Esther McVey must ensure current pension projects are not neglected and continue the success of auto-enrolment (AE) as a priority, industry commentators say.
McVey was appointed as secretary of state for work and pensions on Monday but there is concern among some that the Department for Work and Pensions' (DWP) other areas of policy will take up the majority of her time.
While employment and disabilities have ministers of state, the second highest departmental ministerial role, pensions has just an under-secretary of state, the most junior of ministerial titles.
Royal London director of policy and former pensions minister Sir Steve Webb believes McVey may find it difficult to focus on pensions, particularly if her past experience as disabilities minister and employment minister inform her position.
"The DWP could choose two ministers of state, and it gave one to employment and one to disability, and said pensions was a junior post," he said. "That tells you what the department's priorities are.

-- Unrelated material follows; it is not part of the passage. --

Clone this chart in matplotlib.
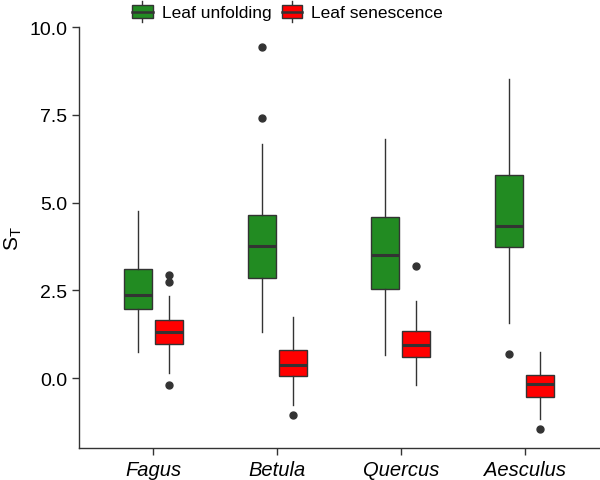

"All the natural gravitational pull of the Esther McVey role will be towards employment and disability. I imagine that she won't spend a lot of her waking hours thinking about pensions."
For this reason, he said, although the defined benefit (DB) white paper may be delayed by a small amount of time, McVey is unlikely to make any major amendments to it. Likewise, reform of the AE regime is also unlikely to pick up speed, he predicted.
However, with AE having been one of the DWP's flagship programmes over the past five years, culminating in a wide-ranging review published last month, it is also important that this momentum is not lost.
Society of Pension Professionals president Hugh Nolan stated he hoped the DWP continued on its "roadmap" for the regime.
"The key is AE and building on that success," he said. "McVey has to continue to push on that front, get as many people enrolled and saving for pensions as can be done, and slowly building up so people understand better what they need and get the best benefits they can to live a decent retirement."
The People's Pension director of policy and market engagement Darren Philp agreed, and added McVey should drive some "added impetus" on questions around multiple job owners, the self-employed, and younger workers.
But he particularly pointed to the upcoming increase in total contribution rates, which will this April more than double from 2% to 5%.
"One of the things that the department will need to do is have a proper evaluation. It needs to be really on the money in terms of understanding what impact that has on opt outs and participation.
"I'd really like the DWP to make sure they're totally on top of gathering the evidence of that so we can be best prepared to deal with any consequences."
And with the DWP having taken over the pensions dashboard project in October, with further updates and information expected in the spring, Philp commented it was important for current work to be driven forward "with energy and enthusiasm".
"I would like to see from the secretary of state a real focus on the consumer and how we can open up pensions and make the dashboard work. But also how we can do it in a safe but innovative way to really make the most of the opportunity."
But Nolan also hoped McVey would tackle some of the more controversial issues, particularly in terms of the funding problems many DB schemes are experiencing.
"I am constantly talking to clients about the stress of funding their DB schemes," he continued. "I see a major unfairness in the fact the state changed the rules for themselves to move to the Consumer Prices Index from the Retail Prices Index. Half the DB schemes in the private sector got to move by accident, and half are stuck.
"I cannot see that that is fair. When times were good for pension schemes, the government made rules that increase liabilities for everyone, but when times have been a bit tough, the government has made rules which have released some from a little bit of obligation but there are some that haven't got that relief. It just seems one-sided to me."